Ninth House is simply the ideal mixture. It is a campus novel and in some ways reminded me of Donna Tartt's The Secret History. It is also a fantasy novel and a somewhat gruesome and gory murder mystery, all rolled into one. And this is exactly what made it so perfect for me. It kept me wondering throughout and even though I had a little hunch about how things might pan out, the ending surprised me and I was reading on the edge of my seat up until the very last page. Not many stories make me do that.

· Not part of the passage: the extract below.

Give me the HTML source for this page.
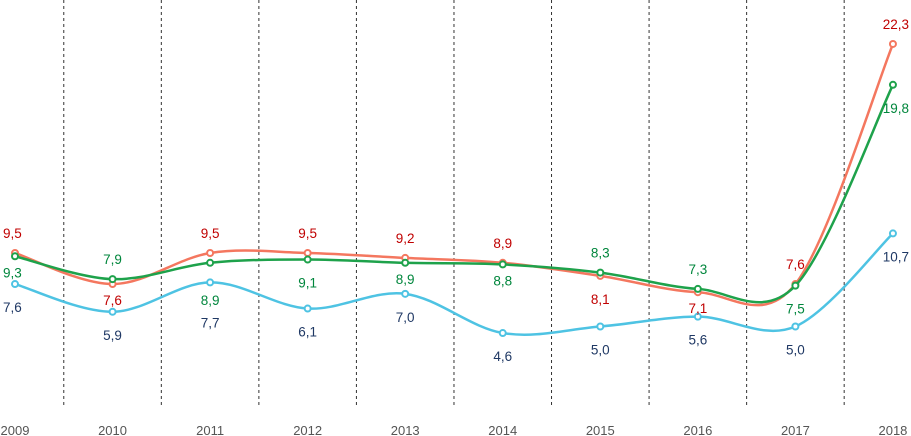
<!DOCTYPE html>
<html><head><meta charset="utf-8"><style>
body{margin:0;background:#fff;}
svg{display:block;font-family:"Liberation Sans",sans-serif;}
</style></head><body>
<svg id="chart" width="911" height="436" viewBox="0 0 911 436" xmlns="http://www.w3.org/2000/svg"></svg>
<script>
const years=["2009","2010","2011","2012","2013","2014","2015","2016","2017","2018"];
const redValues=[9.5,7.6,9.5,9.5,9.2,8.9,8.1,7.1,7.6,22.3];
const greenValues=[9.3,7.9,8.9,9.1,8.9,8.8,8.3,7.3,7.5,19.8];
const blueValues=[7.6,5.9,7.7,6.1,7.0,4.6,5.0,5.6,5.0,10.7];
const redLabelPos=["a","c","a","a","a","a","b","c","a","a"];
const greenLabelPos=["c","a","e","b","c","c","a","a","b","b"];
const blueLabelPos=["b","b","f","b","b","b","b","b","b","b"];

const NS="http://www.w3.org/2000/svg";
const svg=document.getElementById('chart');
function x(i){return 15+i*97.55;}
function y(v){return 253+(9.5-v)*16.33;}
function el(t,a,p){const e=document.createElementNS(NS,t);for(const k in a)e.setAttribute(k,a[k]);(p||svg).appendChild(e);return e;}

for(let i=0;i<years.length-1;i++){
  const gx=(x(i)+x(i+1))/2;
  const g=el('line',{x1:gx,x2:gx,y1:0,y2:406,stroke:'#333','stroke-width':1,'stroke-dasharray':'3,3'});
  
  
}
years.forEach((yr,i)=>{
  const t=el('text',{x:x(i),y:435,'text-anchor':'middle','font-size':13,fill:'#555'});
  t.textContent=yr;
  
  
});
function smooth(pts){
  let d=`M${pts[0][0]},${pts[0][1]}`;
  for(let i=0;i<pts.length-1;i++){
    const p0=pts[Math.max(0,i-1)],p1=pts[i],p2=pts[i+1],p3=pts[Math.min(pts.length-1,i+2)];
    const c1=[p1[0]+(p2[0]-p0[0])/6,p1[1]+(p2[1]-p0[1])/6];
    const c2=[p2[0]-(p3[0]-p1[0])/6,p2[1]-(p3[1]-p1[1])/6];
    d+=` C${c1[0]},${c1[1]} ${c2[0]},${c2[1]} ${p2[0]},${p2[1]}`;
  }
  return d;
}
const offs={a:-15,b:28,c:21,e:42,f:45};
function series(vals,pos,line,lab,name){
  const g=el('g',{});
  
  
  const pts=vals.map((v,i)=>[x(i),y(v)]);
  const p=el('path',{d:smooth(pts),fill:'none',stroke:line,'stroke-width':2.5},g);
  
  
  pts.forEach((q,i)=>{
    const c=el('circle',{cx:q[0],cy:q[1],r:3,fill:'#fff',stroke:line,'stroke-width':2},g);
    
    
    let tx=q[0],anchor='middle';
    if(i===0){anchor='start';tx=3;}
    if(i===vals.length-1){anchor='end';tx=909;}
    const ty=q[1]+offs[pos[i]];
    const t=el('text',{x:tx,y:ty,'text-anchor':anchor,'font-size':13.5,fill:lab},g);
    t.textContent=vals[i].toFixed(1).replace('.',',');
    
    
  });
}
series(blueValues,blueLabelPos,'#4ec3e3','#1f3864','blue');
series(redValues,redLabelPos,'#f4775f','#c00000','red');
series(greenValues,greenLabelPos,'#1ea24b','#00863c','green');
</script>
</body></html>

The setting of this novel is almost like a protagonist in itself. New Haven - a place where town and gown clash maybe a little bit more than elsewhere - was a wonderful backdrop for the mixture of entitlement and grittiness that the novel conveys. Bardugo's characters are utterly convincing and most of them kick ass, but are deeply flawed - they have troubled pasts, questionable motifs, and sometimes weird and inexplicable ambitions. I loved how the author made use of ghosts and spirits ("grays") and how the fact that Alex is the only one who can see them, without ingesting a specific substance first, influences perceptions within the story. Some of the ghostly scenes were deliciously eerie and I loved the dynamics between Alex and the Bridegroom.
I've heard some readers complain about the jumping back and forth in time between chapters but I must say that this didn't bother me at all. In fact, I found that it made perfect sense in the end and contributed to the overall mystery. I am very much looking forward to the sequel and, hopefully, many Alex Stern novels after that.